Data section:
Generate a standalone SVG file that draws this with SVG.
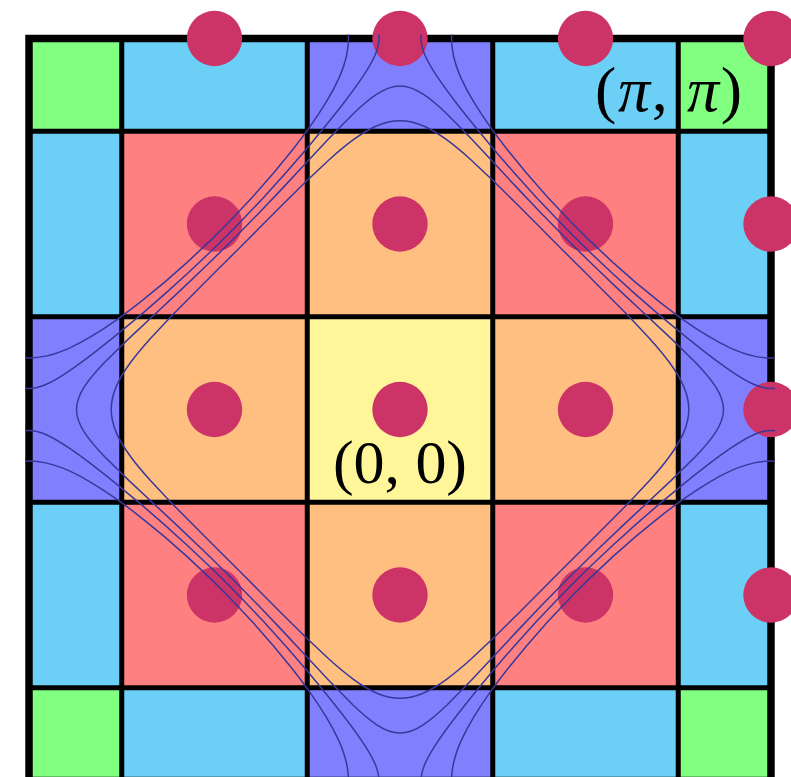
<svg xmlns="http://www.w3.org/2000/svg" xmlns:xlink="http://www.w3.org/1999/xlink" width="791" height="777" viewBox="0 0 791 777">
<defs>
<style>
.g{fill:#80ff80}.b{fill:#6ccff6}.p{fill:#8080ff}.r{fill:#ff8080}.o{fill:#ffbf80}.y{fill:#fff599}
.gl{stroke:#000;stroke-width:5;fill:none}
.dot{fill:#cc3366}
.c{fill:none;stroke:#38389a;stroke-width:1.5}
.lbl{font-family:"Liberation Serif","Times New Roman",serif;fill:#000}
</style>
<clipPath id="clip" clipPathUnits="userSpaceOnUse"><rect x="25" y="34.5" width="750" height="750"/></clipPath>
<g id="oct" class="c">
<path d="M0,-323.52 C8.36,-323.52 16.65,-319.70 23.62,-315.07 C32.18,-309.39 39.83,-302.41 47.24,-295.29 L70.85,-271.22 L94.47,-245.94 L118.09,-220.63 L141.71,-195.82 L168.52,-168.52"/>
<path d="M0,-288.79 C8.07,-288.79 16.22,-286.68 23.62,-283.45 C32.03,-279.78 39.85,-274.74 47.24,-269.30 C55.46,-263.25 63.25,-256.60 70.85,-249.78 L94.47,-227.55 L118.09,-204.18 L141.71,-180.47 L161.07,-161.07"/>
<path d="M24.96,-387.71 C22.68,-382.45 21.03,-376.72 21.03,-370.99 C21.03,-365.26 22.68,-359.53 24.96,-354.27 C28.58,-345.91 33.60,-338.18 38.73,-330.65 C44.22,-322.60 50.03,-314.77 55.95,-307.03 C62.04,-299.07 68.26,-291.21 74.57,-283.42 L94.14,-259.80 L114.57,-236.18 L135.93,-212.56 L158.28,-188.94 L173.49,-173.49"/>
<path d="M53.38,-387.71 C52.21,-382.22 51.57,-376.60 51.57,-370.99 C51.57,-365.38 52.21,-359.76 53.38,-354.27 C55.11,-346.14 57.98,-338.22 61.40,-330.65 C65.08,-322.51 69.41,-314.66 74.05,-307.03 C78.95,-298.96 84.22,-291.12 89.68,-283.42 C95.37,-275.40 101.29,-267.53 107.36,-259.80 L126.66,-236.18 L147.42,-212.56 L169.64,-188.94 L179.23,-179.23"/>
</g>
</defs>
<g id="cells">
<rect class="g" x="29" y="38.5" width="92.75" height="92.75"/>
<rect class="b" x="121.75" y="38.5" width="185.5" height="92.75"/>
<rect class="p" x="307.25" y="38.5" width="185.5" height="92.75"/>
<rect class="b" x="492.75" y="38.5" width="185.5" height="92.75"/>
<rect class="g" x="678.25" y="38.5" width="92.75" height="92.75"/>
<rect class="b" x="29" y="131.25" width="92.75" height="185.5"/>
<rect class="r" x="121.75" y="131.25" width="185.5" height="185.5"/>
<rect class="o" x="307.25" y="131.25" width="185.5" height="185.5"/>
<rect class="r" x="492.75" y="131.25" width="185.5" height="185.5"/>
<rect class="b" x="678.25" y="131.25" width="92.75" height="185.5"/>
<rect class="p" x="29" y="316.75" width="92.75" height="185.5"/>
<rect class="o" x="121.75" y="316.75" width="185.5" height="185.5"/>
<rect class="y" x="307.25" y="316.75" width="185.5" height="185.5"/>
<rect class="o" x="492.75" y="316.75" width="185.5" height="185.5"/>
<rect class="p" x="678.25" y="316.75" width="92.75" height="185.5"/>
<rect class="b" x="29" y="502.25" width="92.75" height="185.5"/>
<rect class="r" x="121.75" y="502.25" width="185.5" height="185.5"/>
<rect class="o" x="307.25" y="502.25" width="185.5" height="185.5"/>
<rect class="r" x="492.75" y="502.25" width="185.5" height="185.5"/>
<rect class="b" x="678.25" y="502.25" width="92.75" height="185.5"/>
<rect class="g" x="29" y="687.75" width="92.75" height="92.75"/>
<rect class="b" x="121.75" y="687.75" width="185.5" height="92.75"/>
<rect class="p" x="307.25" y="687.75" width="185.5" height="92.75"/>
<rect class="b" x="492.75" y="687.75" width="185.5" height="92.75"/>
<rect class="g" x="678.25" y="687.75" width="92.75" height="92.75"/>
</g>
<g id="grid">
<path class="gl" d="M121.75,38.5V780.5M307.25,38.5V780.5M492.75,38.5V780.5M678.25,38.5V780.5M29,131.25H771M29,316.75H771M29,502.25H771M29,687.75H771"/>
<rect x="29" y="38.5" width="742" height="742" fill="none" stroke="#000" stroke-width="7.5"/>
</g>
<g id="dots">
<circle class="dot" cx="214.5" cy="38.5" r="27.7"/>
<circle class="dot" cx="400" cy="38.5" r="27.7"/>
<circle class="dot" cx="585.5" cy="38.5" r="27.7"/>
<circle class="dot" cx="771" cy="38.5" r="27.7"/>
<circle class="dot" cx="214.5" cy="224" r="27.7"/>
<circle class="dot" cx="400" cy="224" r="27.7"/>
<circle class="dot" cx="585.5" cy="224" r="27.7"/>
<circle class="dot" cx="771" cy="224" r="27.7"/>
<circle class="dot" cx="214.5" cy="409.5" r="27.7"/>
<circle class="dot" cx="400" cy="409.5" r="27.7"/>
<circle class="dot" cx="585.5" cy="409.5" r="27.7"/>
<circle class="dot" cx="771" cy="409.5" r="27.7"/>
<circle class="dot" cx="214.5" cy="595" r="27.7"/>
<circle class="dot" cx="400" cy="595" r="27.7"/>
<circle class="dot" cx="585.5" cy="595" r="27.7"/>
<circle class="dot" cx="771" cy="595" r="27.7"/>
</g>
<g id="contours" clip-path="url(#clip)">
<use href="#oct" xlink:href="#oct" transform="matrix(1,0,0,1,400,409.5)"/>
<use href="#oct" xlink:href="#oct" transform="matrix(-1,0,0,1,400,409.5)"/>
<use href="#oct" xlink:href="#oct" transform="matrix(1,0,0,-1,400,409.5)"/>
<use href="#oct" xlink:href="#oct" transform="matrix(-1,0,0,-1,400,409.5)"/>
<use href="#oct" xlink:href="#oct" transform="matrix(0,1,1,0,400,409.5)"/>
<use href="#oct" xlink:href="#oct" transform="matrix(0,-1,1,0,400,409.5)"/>
<use href="#oct" xlink:href="#oct" transform="matrix(0,1,-1,0,400,409.5)"/>
<use href="#oct" xlink:href="#oct" transform="matrix(0,-1,-1,0,400,409.5)"/>
</g>
<g id="labels">
<text id="label-origin" class="lbl" x="400" y="483" font-size="62" text-anchor="middle" textLength="134">(0, 0)</text>
<text id="label-pipi" class="lbl" x="668.5" y="111" font-size="64" text-anchor="middle" textLength="147">(<tspan font-style="italic">π</tspan>, <tspan font-style="italic">π</tspan>)</text>
</g>
</svg>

Exercise requirements: Without the pictures, write out all of the material exactly.

Output for this task:
Generate a standalone SVG file that draws this with SVG.
<svg xmlns="http://www.w3.org/2000/svg" xmlns:xlink="http://www.w3.org/1999/xlink" width="791" height="777" viewBox="0 0 791 777">
<defs>
<style>
.g{fill:#80ff80}.b{fill:#6ccff6}.p{fill:#8080ff}.r{fill:#ff8080}.o{fill:#ffbf80}.y{fill:#fff599}
.gl{stroke:#000;stroke-width:5;fill:none}
.dot{fill:#cc3366}
.c{fill:none;stroke:#38389a;stroke-width:1.5}
.lbl{font-family:"Liberation Serif","Times New Roman",serif;fill:#000}
</style>
<clipPath id="clip" clipPathUnits="userSpaceOnUse"><rect x="25" y="34.5" width="750" height="750"/></clipPath>
<g id="oct" class="c">
<path d="M0,-323.52 C8.36,-323.52 16.65,-319.70 23.62,-315.07 C32.18,-309.39 39.83,-302.41 47.24,-295.29 L70.85,-271.22 L94.47,-245.94 L118.09,-220.63 L141.71,-195.82 L168.52,-168.52"/>
<path d="M0,-288.79 C8.07,-288.79 16.22,-286.68 23.62,-283.45 C32.03,-279.78 39.85,-274.74 47.24,-269.30 C55.46,-263.25 63.25,-256.60 70.85,-249.78 L94.47,-227.55 L118.09,-204.18 L141.71,-180.47 L161.07,-161.07"/>
<path d="M24.96,-387.71 C22.68,-382.45 21.03,-376.72 21.03,-370.99 C21.03,-365.26 22.68,-359.53 24.96,-354.27 C28.58,-345.91 33.60,-338.18 38.73,-330.65 C44.22,-322.60 50.03,-314.77 55.95,-307.03 C62.04,-299.07 68.26,-291.21 74.57,-283.42 L94.14,-259.80 L114.57,-236.18 L135.93,-212.56 L158.28,-188.94 L173.49,-173.49"/>
<path d="M53.38,-387.71 C52.21,-382.22 51.57,-376.60 51.57,-370.99 C51.57,-365.38 52.21,-359.76 53.38,-354.27 C55.11,-346.14 57.98,-338.22 61.40,-330.65 C65.08,-322.51 69.41,-314.66 74.05,-307.03 C78.95,-298.96 84.22,-291.12 89.68,-283.42 C95.37,-275.40 101.29,-267.53 107.36,-259.80 L126.66,-236.18 L147.42,-212.56 L169.64,-188.94 L179.23,-179.23"/>
</g>
</defs>
<g id="cells">
<rect class="g" x="29" y="38.5" width="92.75" height="92.75"/>
<rect class="b" x="121.75" y="38.5" width="185.5" height="92.75"/>
<rect class="p" x="307.25" y="38.5" width="185.5" height="92.75"/>
<rect class="b" x="492.75" y="38.5" width="185.5" height="92.75"/>
<rect class="g" x="678.25" y="38.5" width="92.75" height="92.75"/>
<rect class="b" x="29" y="131.25" width="92.75" height="185.5"/>
<rect class="r" x="121.75" y="131.25" width="185.5" height="185.5"/>
<rect class="o" x="307.25" y="131.25" width="185.5" height="185.5"/>
<rect class="r" x="492.75" y="131.25" width="185.5" height="185.5"/>
<rect class="b" x="678.25" y="131.25" width="92.75" height="185.5"/>
<rect class="p" x="29" y="316.75" width="92.75" height="185.5"/>
<rect class="o" x="121.75" y="316.75" width="185.5" height="185.5"/>
<rect class="y" x="307.25" y="316.75" width="185.5" height="185.5"/>
<rect class="o" x="492.75" y="316.75" width="185.5" height="185.5"/>
<rect class="p" x="678.25" y="316.75" width="92.75" height="185.5"/>
<rect class="b" x="29" y="502.25" width="92.75" height="185.5"/>
<rect class="r" x="121.75" y="502.25" width="185.5" height="185.5"/>
<rect class="o" x="307.25" y="502.25" width="185.5" height="185.5"/>
<rect class="r" x="492.75" y="502.25" width="185.5" height="185.5"/>
<rect class="b" x="678.25" y="502.25" width="92.75" height="185.5"/>
<rect class="g" x="29" y="687.75" width="92.75" height="92.75"/>
<rect class="b" x="121.75" y="687.75" width="185.5" height="92.75"/>
<rect class="p" x="307.25" y="687.75" width="185.5" height="92.75"/>
<rect class="b" x="492.75" y="687.75" width="185.5" height="92.75"/>
<rect class="g" x="678.25" y="687.75" width="92.75" height="92.75"/>
</g>
<g id="grid">
<path class="gl" d="M121.75,38.5V780.5M307.25,38.5V780.5M492.75,38.5V780.5M678.25,38.5V780.5M29,131.25H771M29,316.75H771M29,502.25H771M29,687.75H771"/>
<rect x="29" y="38.5" width="742" height="742" fill="none" stroke="#000" stroke-width="7.5"/>
</g>
<g id="dots">
<circle class="dot" cx="214.5" cy="38.5" r="27.7"/>
<circle class="dot" cx="400" cy="38.5" r="27.7"/>
<circle class="dot" cx="585.5" cy="38.5" r="27.7"/>
<circle class="dot" cx="771" cy="38.5" r="27.7"/>
<circle class="dot" cx="214.5" cy="224" r="27.7"/>
<circle class="dot" cx="400" cy="224" r="27.7"/>
<circle class="dot" cx="585.5" cy="224" r="27.7"/>
<circle class="dot" cx="771" cy="224" r="27.7"/>
<circle class="dot" cx="214.5" cy="409.5" r="27.7"/>
<circle class="dot" cx="400" cy="409.5" r="27.7"/>
<circle class="dot" cx="585.5" cy="409.5" r="27.7"/>
<circle class="dot" cx="771" cy="409.5" r="27.7"/>
<circle class="dot" cx="214.5" cy="595" r="27.7"/>
<circle class="dot" cx="400" cy="595" r="27.7"/>
<circle class="dot" cx="585.5" cy="595" r="27.7"/>
<circle class="dot" cx="771" cy="595" r="27.7"/>
</g>
<g id="contours" clip-path="url(#clip)">
<use href="#oct" xlink:href="#oct" transform="matrix(1,0,0,1,400,409.5)"/>
<use href="#oct" xlink:href="#oct" transform="matrix(-1,0,0,1,400,409.5)"/>
<use href="#oct" xlink:href="#oct" transform="matrix(1,0,0,-1,400,409.5)"/>
<use href="#oct" xlink:href="#oct" transform="matrix(-1,0,0,-1,400,409.5)"/>
<use href="#oct" xlink:href="#oct" transform="matrix(0,1,1,0,400,409.5)"/>
<use href="#oct" xlink:href="#oct" transform="matrix(0,-1,1,0,400,409.5)"/>
<use href="#oct" xlink:href="#oct" transform="matrix(0,1,-1,0,400,409.5)"/>
<use href="#oct" xlink:href="#oct" transform="matrix(0,-1,-1,0,400,409.5)"/>
</g>
<g id="labels">
<text id="label-origin" class="lbl" x="400" y="483" font-size="62" text-anchor="middle" textLength="134">(0, 0)</text>
<text id="label-pipi" class="lbl" x="668.5" y="111" font-size="64" text-anchor="middle" textLength="147">(<tspan font-style="italic">π</tspan>, <tspan font-style="italic">π</tspan>)</text>
</g>
</svg>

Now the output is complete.